オピニオン 意義のある対話:平和を実現するための道筋

筆者:ウクライナ人の若者
(原文は英語、翻訳は吉田文彦)

ウクライナがロシアの侵略に対して3年目の抵抗を続ける中、依然として喫緊の問いが残ったままである――この戦争はいつ、どのように終結するのか?

いまだ明確な解決策は見つかっておらず、世界中の政治学者や国際関係の専門家たちが、ウクライナの将来について議論し、解決への道筋を模索している。ある解決策は実行に数年を要する包括的な計画を含み、別の解決策は平和の持続可能性を考慮せずに複雑な問題を即座に解決しようとする。しかし、確実で意義のある平和は、武力や威嚇、暴力だけでは決して達成できないことは明白である。

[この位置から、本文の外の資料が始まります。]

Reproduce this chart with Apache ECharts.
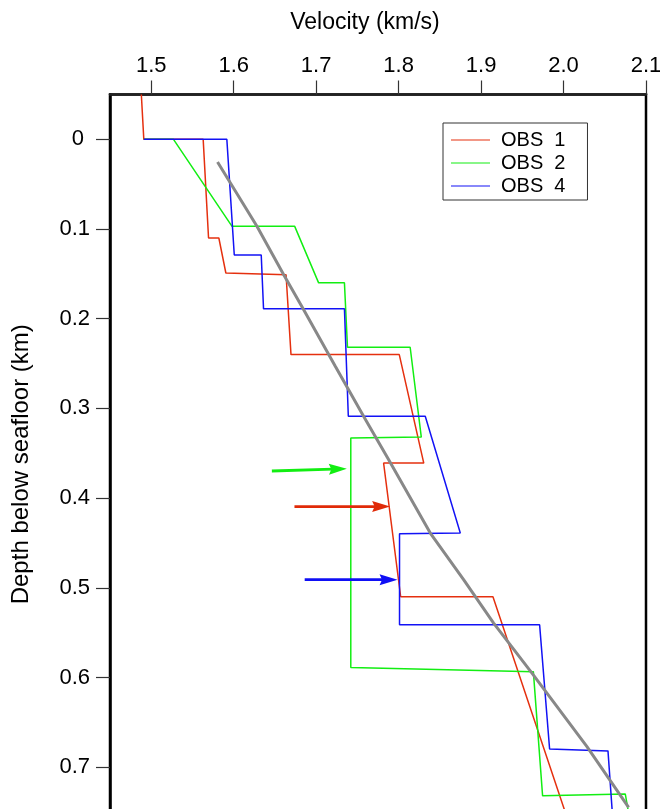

ウクライナのウォロディミル・ゼレンスキー大統領は、複数の公の場での演説において、民主的原則と国際法に基づく持続的な平和の実現の重要性を強調してきた。これをめざすとして、完全な平和のための「方程式」とは何なのか? そして、関係各国はその実現のためにどのような措置を講じているのか、あるいは講じるべきなのだろうか?

今までにウクライナは、平和の実現と戦後の秩序構築に関するいくつかもの議論に参加し、多くの場合、積極的にそれを主導してきた。一連の対話の中でキーウは常にその要求を透明性のある形で示し、自国民の意見を反映させている。信頼できる、正義にかなった、公平な平和が求められているが故である。そして現在までに、同盟国[ウクライナ戦争でウクライナを支持する諸国]との対話を通じて、キーウは主要な民主主義国家の支持を確保し、この戦争に関する国際的な議論やハイレベルな意思決定の最前線に立ち続けている(いわゆる「ウクライナ抜きにウクライナを語るな」というアプローチ)。しかし、同盟国との対話だけでは平和を達成するために十分ではない。

加えて、米国で新政権に移行して以来、状況は予想を超えるほどに困難な展開を見せている。それは、想定された特定の当事者[ロシア]にとってではなく、ウクライナにとってである。ウクライナは、不本意ながら[提案を]押し付けられる環境に置かれ、他者の条件のもとでの交渉を迫られている。このようなアプローチの結果は失望をもたらしかねない――粗雑な停戦合意は破綻し、和平協定の締結は遅れることになるのであり、それこそ避けなければならない事態である。拙速な結果を求めるトランプ政権は、ウクライナの正当な懸念に対して無関心であるように見え、その結果としてキーウがワシントンに自国の立場を効果的に伝えることが難しくなっている。

この状況下で求められるのは、同盟国とも敵対国とも、意義のある対話の可能性を確保するための現実的な道筋について率直に話し合うことである。戦略的柔軟性を活用することで同盟国との交渉を比較的容易に進めることができるだろう。一方で、敵対国との対話のための条件を整えるには、より多くの手立てが必要となる。意義のある対話が成立するためには、いくつかの要件が満たされる必要がある。その中には、主要な当事者間の信頼を築くための段階的なアプローチが含まれ、他にもいくつもの要件を満たしていく必要がある。

しかし、最大の課題は依然として残る――主権国家への侵略という責任を問いつつ、いかにしてモスクワをこの対話に引き込むことができるのか? ウクライナが平和的かつ公正な解決策を推し進めようといくら努力しても、相手側が別の意図を持ち続ける限りは、意義のある対話は実現しないだろう。

とはいえ、理想を目指す世界においてのみ、[プラスの変化は]直線的に進むものである。失敗した交渉や挫折で意気をくじかれることもあるが、対話は常にあらゆる解決策の中核と見なされるべきであり、したがって忍耐強く、適切なタイミングで追求されなければならない。

注:本「対話」サイトでの掲載原稿は原則として実名だが、この投稿については筆者の立場、安全などへの配慮から、本人の希望に基づいて匿名とした。[  ]内は訳者が付記。